My wife and oldest couple daughters went to see Gone with the Wind in theaters tonight.

I got some lovey dovey texts that would indicate lots of great talk and sex when she got home.

I said I was up for it and looking forward to it.

She gets home and demeanor is "off" but I press forward, staying neutral to "slightly leaning in". (perhaps 30 min after texts)

Well as we are getting ready to get into bed I needed to turn the light on.  She started barking orders at me to turn it off.  It scared me and and I asked what was wrong (she was that loud and insistent).  Apparently I wasn't moving fast enough so she starts shouting eff bombs to turn off the light.

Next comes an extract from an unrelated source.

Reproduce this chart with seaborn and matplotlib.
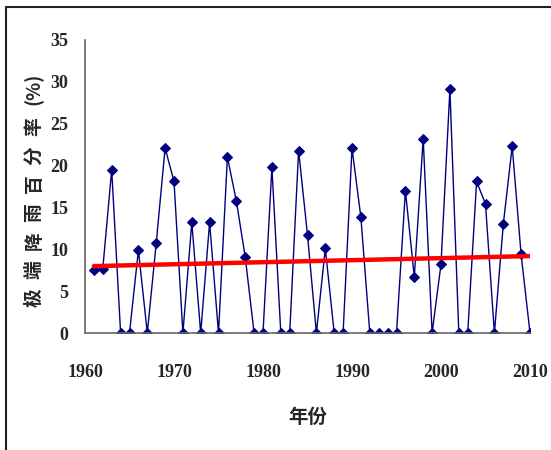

I turned off the light and left the room to grab some water and collect my thoughts.

I returned to full dysregulation a few minutes later about "how I knew" the neighbor was able to see her image in the window even with our thick blinds there and she told me this a long time ago and I haven't fixed it..

We did talk about blinds, there was a broken string (but we never put them up..so?) and if we lean something against the blinds in the window well, it completely changes them so you can see outlines.  (we had some early Christmas things in boxes in the window well that did this, so I moved them..problem solved..or so I thought)

Since that conversation that we remember differently, I'm positive she has stood there with lights on, completely naked many many times and I have as well.  Yet tonight when she was mostly clothed, turning on the light resulted in barking orders and eff bombs and...all after putting out the booty call texts.

Weird...weird weird.

She went off to bed and I'm doing other stuff.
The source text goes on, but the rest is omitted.